Joe had a different theory about when to terminate people and thought it was best to do it on a Friday evening.  He thought it would give those fired time to come up with a satisfactory story to explain to their family members when they did not leave for the office the following Monday.  One Friday, he called to chat and said he was going to fire a corporate officer who was not carrying his weight.  Early the following Saturday morning he called me at home and asked had I told anyone about him having “lost confidence in the guy” and I said “no.” He was relieved as the guy died that evening from a heart attack without having told his wife. 
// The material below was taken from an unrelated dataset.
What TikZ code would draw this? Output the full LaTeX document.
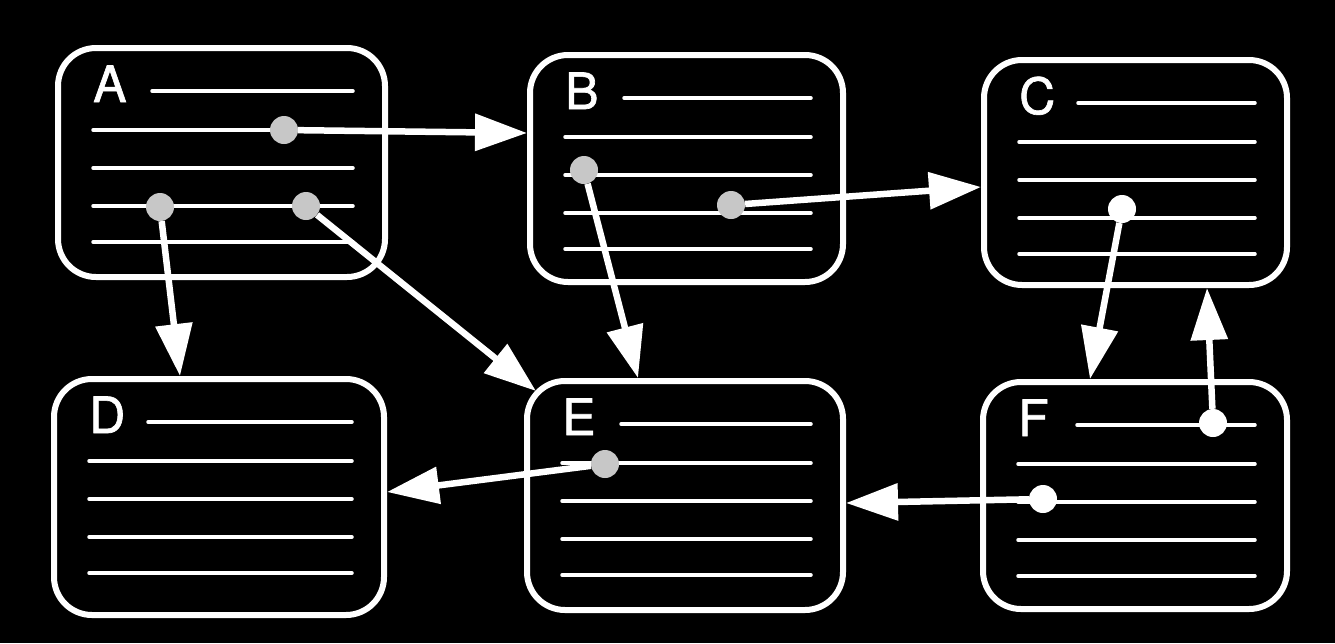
\documentclass[tikz,border=0pt]{standalone}
\usepackage{fontspec}
\newfontfamily\cardfont{TeX Gyre Heros}[FakeBold=1.3]
\usetikzlibrary{arrows.meta,calc}

\begin{document}
\begin{tikzpicture}[x=1pt,y=-1pt,
    card/.style={draw=white,line width=6pt,rounded corners=38pt,inner sep=0pt},
    textline/.style={draw=white,line width=3.5pt,line cap=round},
    blob/.style={circle,fill=#1,inner sep=0pt,minimum size=28pt},
    blob/.default=white,
    wire/.style={draw=white,line width=6.5pt,-{Triangle[length=52pt,width=36pt]}},
    tag/.style={anchor=base west,inner sep=0pt,text=white,font=\fontsize{50}{50}\selectfont\cardfont}]

    % black page, same size as the photo
    \fill[black] (0,0) rectangle (1335,643);
    \useasboundingbox (0,0) rectangle (1335,643);

    % the six record cards
    \node[card,minimum width=327pt,minimum height=229pt] (A) at (221.5,162.5) {};
    \node[card,minimum width=313pt,minimum height=227pt] (B) at (686.5,168.5) {};
    \node[card,minimum width=303pt,minimum height=225pt] (C) at (1135.5,172.5) {};
    \node[card,minimum width=330pt,minimum height=236pt] (D) at (219,497) {};
    \node[card,minimum width=316pt,minimum height=229pt] (E) at (685,495.5) {};
    \node[card,minimum width=304pt,minimum height=227pt] (F) at (1135,495.5) {};

    % letter and text lines of each card
    \foreach \c in {A,B,C,D,E,F}{
        \node[tag] (tag\c) at ($(\c.north west)+(38,57)$) {\c};
        \draw[textline] ($(\c.north west)+(97,46)$) -- ($(\c.north east)+(-35,46)$);
        \foreach \dy in {85,123,161,197}
            \draw[textline] ($(\c.north west)+(38,\dy)$) -- ($(\c.north east)+(-35,\dy)$);
    }

    % pointers sitting on the lines
    \node[blob=black!22] (a1) at (284,130) {};
    \node[blob=black!22] (a2) at (160,207) {};
    \node[blob=black!22] (a3) at (306,206) {};
    \node[blob=black!22] (b1) at (584,170) {};
    \node[blob=black!22] (b2) at (731,205) {};
    \node[blob] (c1) at (1122,209) {};
    \node[blob=black!22] (e1) at (605,464) {};
    \node[blob] (f1) at (1213,423) {};
    \node[blob] (f2) at (1043,499) {};

    % links between the cards
    \draw[wire] (a1) -- ($(B.north west)+(0,81)$);
    \draw[wire] (a2) -- ($(D.north west)+(129,0)$);
    \draw[wire] (a3) -- ($(E.north west)+(12,13)$);
    \draw[wire] (b1) -- ($(E.north west)+(114,0)$);
    \draw[wire] (b2) -- ($(C.north west)+(0,130)$);
    \draw[wire] (c1) -- ($(F.north west)+(110,0)$);
    \draw[wire] (f1) -- ($(C.south west)+(226,0)$);
    \draw[wire] (e1) -- ($(D.north east)+(0,116)$);
    \draw[wire] (f2) -- ($(E.north east)+(0,125)$);
\end{tikzpicture}
\end{document}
In early 1981, things began to unravel at Superior. Fred Ackman from Exxon was brought in as Chief Operating Officer to begin the transition for Howard to retire as Chairman and Joe Reid to succeed him. Ackman did not meld with any of us who had run our functions with great apparent success. Moreover, it is not surprising in such heady industry times that most of us, who had made the leap from the comfortable future retirement paths of major oil companies to a more free-wheeling environment, sought to move along and have our own shows. 

We basically went off and formed two separate new independent oil and gas companies. Ultimately, Howard placed the blame on our departures on Joe and forced him out.  However, Fred Ackman was the catalyst whereas Joe had been the organizational glue that kept us together. Moreover, opportunities for startup oil companies were too appealing and there was plenty of investment capital to support us. When I resigned, I told Joe first and he said you came here as a friend and will always be a friend. Joe told Ackman who then chewed me out. The Superior evolution could have been followed in news media headlines from success to chaos.  In May 1981, Forbes published an article entitled Packaging Superior for the Public whereas in November 1981 the Forbes headline was Bring Your Own Management and highlighted the corporate officer departures with photographs and a “red x” as shown below. 

In May 1983, the Fortune headline was Brawl In The Family At Superior Oil which outlined the efforts led by Howard’s sister, Wilametta Keck Day, to wrest shareholder control away from Howard and sell Superior. Various proxy resolution battles and attempts in aligning family estate and foundations were launched by Wilametta, shown below, in front of the painting of her father, William Keck, who started the company in 1921. The common statement about the Kecks was they were not a family but just a group of people that shared a common heritage and last name. One year later Mobil acquired Superior for $5.7 billion. By that point in time, none of the Mobil management that was lost to Superior in the past remained.

Joe Reid is shown below with his wife, Kim, who actually worked for me at Superior. Most importantly she made my mentor very happy as you can tell from that smile on his face. Joe passed away at age ninety though he lives in my memory and that of LSU fans as an ardent supporter.  Joe, I will have a cigarette ready to offer you in the next life.